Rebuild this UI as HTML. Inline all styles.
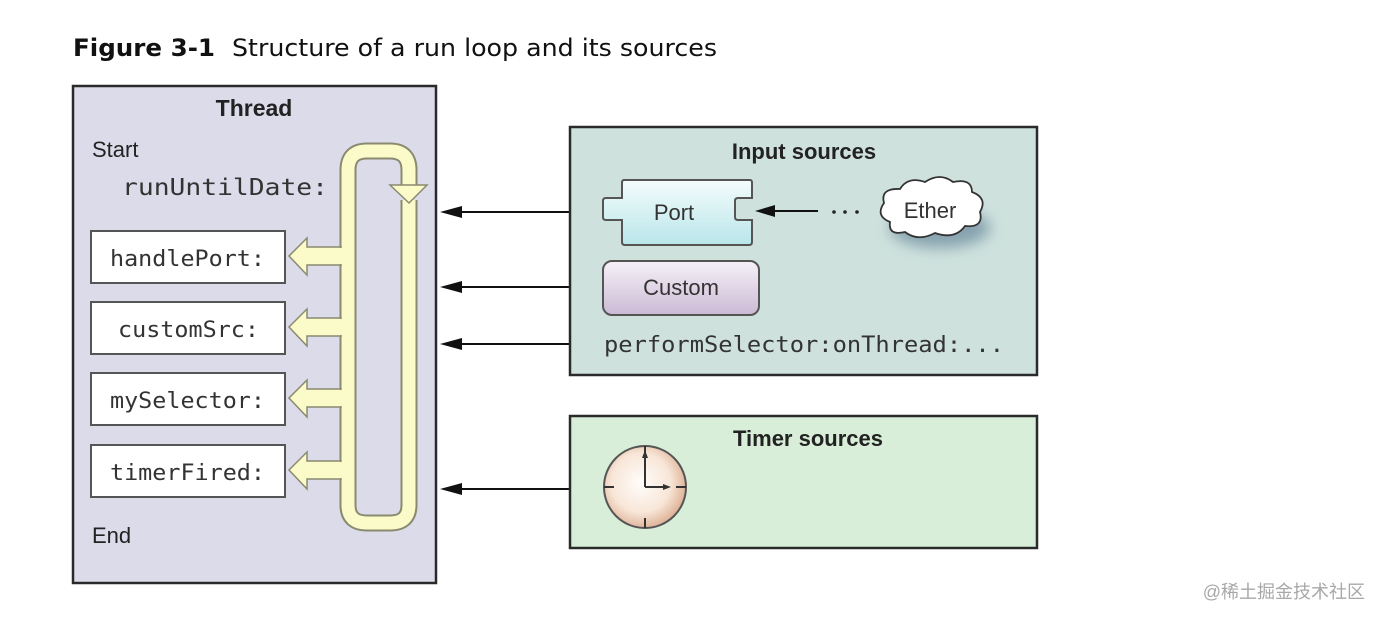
<!DOCTYPE html>
<html><head><meta charset="utf-8"><style>
html,body{margin:0;padding:0;background:#fff;width:1382px;height:620px;overflow:hidden}
svg{display:block}
</style></head><body>
<svg width="1382" height="620" viewBox="0 0 1382 620" xmlns="http://www.w3.org/2000/svg">
<defs>
<linearGradient id="pg" x1="0" y1="0" x2="0" y2="1"><stop offset="0" stop-color="#f4fcfc"/><stop offset="1" stop-color="#b9e6ea"/></linearGradient>
<linearGradient id="cg" x1="0" y1="0" x2="0" y2="1"><stop offset="0" stop-color="#f6f2f8"/><stop offset="1" stop-color="#cbb9d4"/></linearGradient>
<radialGradient id="kg" cx="0.45" cy="0.45" r="0.6"><stop offset="0" stop-color="#fffdfb"/><stop offset="0.6" stop-color="#f8e6d8"/><stop offset="1" stop-color="#d9a88a"/></radialGradient>
<filter id="sh" x="-30%" y="-30%" width="170%" height="190%"><feGaussianBlur stdDeviation="7"/></filter>
</defs>
<text x="73" y="56" font-family="'DejaVu Sans','Liberation Sans',sans-serif" font-size="24" fill="#111"><tspan font-weight="bold" textLength="142" lengthAdjust="spacingAndGlyphs">Figure 3-1</tspan><tspan x="232" textLength="485" lengthAdjust="spacingAndGlyphs">Structure of a run loop and its sources</tspan></text>

<rect x="73" y="86" width="363" height="497" fill="#dcdbea" stroke="#2a2a2a" stroke-width="2.5"/>
<text x="254" y="116" text-anchor="middle" font-family="'Liberation Sans',sans-serif" font-weight="bold" font-size="23" fill="#222">Thread</text>
<text x="92" y="157" font-family="'Liberation Sans',sans-serif" font-size="22" fill="#222">Start</text>
<text x="122" y="195" font-family="'DejaVu Sans Mono','Liberation Mono',monospace" font-size="23" fill="#333" textLength="206" lengthAdjust="spacingAndGlyphs">runUntilDate:</text>
<text x="92" y="543" font-family="'Liberation Sans',sans-serif" font-size="22" fill="#222">End</text>

<g font-family="'DejaVu Sans Mono','Liberation Mono',monospace" font-size="22" fill="#333">
<rect x="91" y="231" width="194" height="52" fill="#fff" stroke="#555" stroke-width="2"/>
<text x="110" y="266" textLength="155" lengthAdjust="spacingAndGlyphs">handlePort:</text>
<rect x="91" y="302" width="194" height="52" fill="#fff" stroke="#555" stroke-width="2"/>
<text x="118" y="337" textLength="141" lengthAdjust="spacingAndGlyphs">customSrc:</text>
<rect x="91" y="373" width="194" height="52" fill="#fff" stroke="#555" stroke-width="2"/>
<text x="110" y="408" textLength="155" lengthAdjust="spacingAndGlyphs">mySelector:</text>
<rect x="91" y="445" width="194" height="52" fill="#fff" stroke="#555" stroke-width="2"/>
<text x="110" y="480" textLength="155" lengthAdjust="spacingAndGlyphs">timerFired:</text>
</g>

<g fill="none" stroke-linejoin="round">
<path d="M409 190 V170 Q409 151 390 151 H367 Q348 151 348 170 V505 Q348 523 367 523 H390 Q409 523 409 505 V200" stroke="#8a8a70" stroke-width="17"/>
<path d="M409 190 V170 Q409 151 390 151 H367 Q348 151 348 170 V505 Q348 523 367 523 H390 Q409 523 409 505 V200" stroke="#fbfbc9" stroke-width="13"/>
</g>
<g fill="#fbfbc9" stroke="#8a8a70" stroke-width="1.5">
<polygon points="390,185 427,185 409,203"/>
<polygon points="341,247 307,247 307,238 289,256 307,275 307,265 341,265"/>
<polygon points="341,318 307,318 307,309 289,327 307,346 307,336 341,336"/>
<polygon points="341,389 307,389 307,380 289,398 307,417 307,407 341,407"/>
<polygon points="341,461 307,461 307,452 289,470 307,489 307,479 341,479"/>
</g>
<g fill="#fbfbc9"><rect x="338" y="248" width="12" height="16"/><rect x="338" y="319" width="12" height="16"/><rect x="338" y="390" width="12" height="16"/><rect x="338" y="462" width="12" height="16"/></g>

<g stroke="#111" stroke-width="2">
<line x1="450" y1="212" x2="570" y2="212"/><line x1="450" y1="287" x2="570" y2="287"/>
<line x1="450" y1="344" x2="570" y2="344"/><line x1="450" y1="489" x2="570" y2="489"/>
</g>
<g fill="#111">
<polygon points="440,212 462,206 462,218"/><polygon points="440,287 462,281 462,293"/>
<polygon points="440,344 462,338 462,350"/><polygon points="440,489 462,483 462,495"/>
</g>

<rect x="570" y="127" width="467" height="248" fill="#cee1dd" stroke="#2a2a2a" stroke-width="2.5"/>
<text x="804" y="159" text-anchor="middle" font-family="'Liberation Sans',sans-serif" font-weight="bold" font-size="22" fill="#222">Input sources</text>
<path d="M624 180 H750 Q752 180 752 183 V198 H738 Q735 198 735 201 V217 Q735 220 738 220 H752 V242 Q752 245 749 245 H625 Q622 245 622 242 V220 H606 Q603 220 603 217 V201 Q603 198 606 198 H622 V183 Q622 180 624 180 Z" fill="url(#pg)" stroke="#555" stroke-width="2"/>
<text x="674" y="220" text-anchor="middle" font-family="'Liberation Sans',sans-serif" font-size="22" fill="#333">Port</text>
<line x1="768" y1="211" x2="818" y2="211" stroke="#111" stroke-width="2"/>
<polygon points="755,211 775,205 775,217" fill="#111"/>
<g fill="#222"><circle cx="834" cy="212" r="1.8"/><circle cx="845" cy="212" r="1.8"/><circle cx="857" cy="212" r="1.8"/></g>
<ellipse cx="940" cy="228" rx="50" ry="20" fill="#4d6f8a" opacity="0.55" filter="url(#sh)"/>
<path d="M890 222 Q875 216 884 203 Q880 188 900 189 Q908 176 925 182 Q940 172 953 182 Q972 178 972 192 Q988 198 980 212 Q984 228 965 226 Q955 240 935 233 Q918 242 905 232 Q888 236 890 222 Z" fill="#fff" stroke="#333" stroke-width="1.8"/>
<text x="930" y="218" text-anchor="middle" font-family="'Liberation Sans',sans-serif" font-size="22" fill="#333">Ether</text>
<rect x="603" y="261" width="156" height="54" rx="9" fill="url(#cg)" stroke="#555" stroke-width="2"/>
<text x="681" y="295" text-anchor="middle" font-family="'Liberation Sans',sans-serif" font-size="22" fill="#333">Custom</text>
<text x="604" y="352" font-family="'DejaVu Sans Mono','Liberation Mono',monospace" font-size="22" fill="#333" textLength="400" lengthAdjust="spacingAndGlyphs">performSelector:onThread:...</text>

<rect x="570" y="416" width="467" height="132" fill="#d8eed9" stroke="#2a2a2a" stroke-width="2.5"/>
<text x="808" y="446" text-anchor="middle" font-family="'Liberation Sans',sans-serif" font-weight="bold" font-size="22" fill="#222">Timer sources</text>
<circle cx="645" cy="487" r="41" fill="url(#kg)" stroke="#555" stroke-width="2"/>
<g stroke="#333" stroke-width="2">
<line x1="645" y1="446" x2="645" y2="456"/><line x1="645" y1="518" x2="645" y2="528"/>
<line x1="604" y1="487" x2="614" y2="487"/><line x1="676" y1="487" x2="686" y2="487"/>
<line x1="645" y1="487" x2="645" y2="455"/><line x1="645" y1="487" x2="666" y2="487"/>
</g>
<polygon points="645,450 642,458 648,458" fill="#333"/><polygon points="671,487 663,484 663,490" fill="#333"/>

<text x="1365" y="598" text-anchor="end" font-family="'Liberation Sans','Noto Sans CJK SC',sans-serif" font-size="18" fill="#a8a8a8">@稀土掘金技术社区</text>
</svg>
</body></html>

------------------------

Skip the pictures, then retype every line above exactly.

Rebuild this UI as HTML. Inline all styles.
<!DOCTYPE html>
<html><head><meta charset="utf-8"><style>
html,body{margin:0;padding:0;background:#fff;width:1382px;height:620px;overflow:hidden}
svg{display:block}
</style></head><body>
<svg width="1382" height="620" viewBox="0 0 1382 620" xmlns="http://www.w3.org/2000/svg">
<defs>
<linearGradient id="pg" x1="0" y1="0" x2="0" y2="1"><stop offset="0" stop-color="#f4fcfc"/><stop offset="1" stop-color="#b9e6ea"/></linearGradient>
<linearGradient id="cg" x1="0" y1="0" x2="0" y2="1"><stop offset="0" stop-color="#f6f2f8"/><stop offset="1" stop-color="#cbb9d4"/></linearGradient>
<radialGradient id="kg" cx="0.45" cy="0.45" r="0.6"><stop offset="0" stop-color="#fffdfb"/><stop offset="0.6" stop-color="#f8e6d8"/><stop offset="1" stop-color="#d9a88a"/></radialGradient>
<filter id="sh" x="-30%" y="-30%" width="170%" height="190%"><feGaussianBlur stdDeviation="7"/></filter>
</defs>
<text x="73" y="56" font-family="'DejaVu Sans','Liberation Sans',sans-serif" font-size="24" fill="#111"><tspan font-weight="bold" textLength="142" lengthAdjust="spacingAndGlyphs">Figure 3-1</tspan><tspan x="232" textLength="485" lengthAdjust="spacingAndGlyphs">Structure of a run loop and its sources</tspan></text>

<rect x="73" y="86" width="363" height="497" fill="#dcdbea" stroke="#2a2a2a" stroke-width="2.5"/>
<text x="254" y="116" text-anchor="middle" font-family="'Liberation Sans',sans-serif" font-weight="bold" font-size="23" fill="#222">Thread</text>
<text x="92" y="157" font-family="'Liberation Sans',sans-serif" font-size="22" fill="#222">Start</text>
<text x="122" y="195" font-family="'DejaVu Sans Mono','Liberation Mono',monospace" font-size="23" fill="#333" textLength="206" lengthAdjust="spacingAndGlyphs">runUntilDate:</text>
<text x="92" y="543" font-family="'Liberation Sans',sans-serif" font-size="22" fill="#222">End</text>

<g font-family="'DejaVu Sans Mono','Liberation Mono',monospace" font-size="22" fill="#333">
<rect x="91" y="231" width="194" height="52" fill="#fff" stroke="#555" stroke-width="2"/>
<text x="110" y="266" textLength="155" lengthAdjust="spacingAndGlyphs">handlePort:</text>
<rect x="91" y="302" width="194" height="52" fill="#fff" stroke="#555" stroke-width="2"/>
<text x="118" y="337" textLength="141" lengthAdjust="spacingAndGlyphs">customSrc:</text>
<rect x="91" y="373" width="194" height="52" fill="#fff" stroke="#555" stroke-width="2"/>
<text x="110" y="408" textLength="155" lengthAdjust="spacingAndGlyphs">mySelector:</text>
<rect x="91" y="445" width="194" height="52" fill="#fff" stroke="#555" stroke-width="2"/>
<text x="110" y="480" textLength="155" lengthAdjust="spacingAndGlyphs">timerFired:</text>
</g>

<g fill="none" stroke-linejoin="round">
<path d="M409 190 V170 Q409 151 390 151 H367 Q348 151 348 170 V505 Q348 523 367 523 H390 Q409 523 409 505 V200" stroke="#8a8a70" stroke-width="17"/>
<path d="M409 190 V170 Q409 151 390 151 H367 Q348 151 348 170 V505 Q348 523 367 523 H390 Q409 523 409 505 V200" stroke="#fbfbc9" stroke-width="13"/>
</g>
<g fill="#fbfbc9" stroke="#8a8a70" stroke-width="1.5">
<polygon points="390,185 427,185 409,203"/>
<polygon points="341,247 307,247 307,238 289,256 307,275 307,265 341,265"/>
<polygon points="341,318 307,318 307,309 289,327 307,346 307,336 341,336"/>
<polygon points="341,389 307,389 307,380 289,398 307,417 307,407 341,407"/>
<polygon points="341,461 307,461 307,452 289,470 307,489 307,479 341,479"/>
</g>
<g fill="#fbfbc9"><rect x="338" y="248" width="12" height="16"/><rect x="338" y="319" width="12" height="16"/><rect x="338" y="390" width="12" height="16"/><rect x="338" y="462" width="12" height="16"/></g>

<g stroke="#111" stroke-width="2">
<line x1="450" y1="212" x2="570" y2="212"/><line x1="450" y1="287" x2="570" y2="287"/>
<line x1="450" y1="344" x2="570" y2="344"/><line x1="450" y1="489" x2="570" y2="489"/>
</g>
<g fill="#111">
<polygon points="440,212 462,206 462,218"/><polygon points="440,287 462,281 462,293"/>
<polygon points="440,344 462,338 462,350"/><polygon points="440,489 462,483 462,495"/>
</g>

<rect x="570" y="127" width="467" height="248" fill="#cee1dd" stroke="#2a2a2a" stroke-width="2.5"/>
<text x="804" y="159" text-anchor="middle" font-family="'Liberation Sans',sans-serif" font-weight="bold" font-size="22" fill="#222">Input sources</text>
<path d="M624 180 H750 Q752 180 752 183 V198 H738 Q735 198 735 201 V217 Q735 220 738 220 H752 V242 Q752 245 749 245 H625 Q622 245 622 242 V220 H606 Q603 220 603 217 V201 Q603 198 606 198 H622 V183 Q622 180 624 180 Z" fill="url(#pg)" stroke="#555" stroke-width="2"/>
<text x="674" y="220" text-anchor="middle" font-family="'Liberation Sans',sans-serif" font-size="22" fill="#333">Port</text>
<line x1="768" y1="211" x2="818" y2="211" stroke="#111" stroke-width="2"/>
<polygon points="755,211 775,205 775,217" fill="#111"/>
<g fill="#222"><circle cx="834" cy="212" r="1.8"/><circle cx="845" cy="212" r="1.8"/><circle cx="857" cy="212" r="1.8"/></g>
<ellipse cx="940" cy="228" rx="50" ry="20" fill="#4d6f8a" opacity="0.55" filter="url(#sh)"/>
<path d="M890 222 Q875 216 884 203 Q880 188 900 189 Q908 176 925 182 Q940 172 953 182 Q972 178 972 192 Q988 198 980 212 Q984 228 965 226 Q955 240 935 233 Q918 242 905 232 Q888 236 890 222 Z" fill="#fff" stroke="#333" stroke-width="1.8"/>
<text x="930" y="218" text-anchor="middle" font-family="'Liberation Sans',sans-serif" font-size="22" fill="#333">Ether</text>
<rect x="603" y="261" width="156" height="54" rx="9" fill="url(#cg)" stroke="#555" stroke-width="2"/>
<text x="681" y="295" text-anchor="middle" font-family="'Liberation Sans',sans-serif" font-size="22" fill="#333">Custom</text>
<text x="604" y="352" font-family="'DejaVu Sans Mono','Liberation Mono',monospace" font-size="22" fill="#333" textLength="400" lengthAdjust="spacingAndGlyphs">performSelector:onThread:...</text>

<rect x="570" y="416" width="467" height="132" fill="#d8eed9" stroke="#2a2a2a" stroke-width="2.5"/>
<text x="808" y="446" text-anchor="middle" font-family="'Liberation Sans',sans-serif" font-weight="bold" font-size="22" fill="#222">Timer sources</text>
<circle cx="645" cy="487" r="41" fill="url(#kg)" stroke="#555" stroke-width="2"/>
<g stroke="#333" stroke-width="2">
<line x1="645" y1="446" x2="645" y2="456"/><line x1="645" y1="518" x2="645" y2="528"/>
<line x1="604" y1="487" x2="614" y2="487"/><line x1="676" y1="487" x2="686" y2="487"/>
<line x1="645" y1="487" x2="645" y2="455"/><line x1="645" y1="487" x2="666" y2="487"/>
</g>
<polygon points="645,450 642,458 648,458" fill="#333"/><polygon points="671,487 663,484 663,490" fill="#333"/>

<text x="1365" y="598" text-anchor="end" font-family="'Liberation Sans','Noto Sans CJK SC',sans-serif" font-size="18" fill="#a8a8a8">@稀土掘金技术社区</text>
</svg>
</body></html>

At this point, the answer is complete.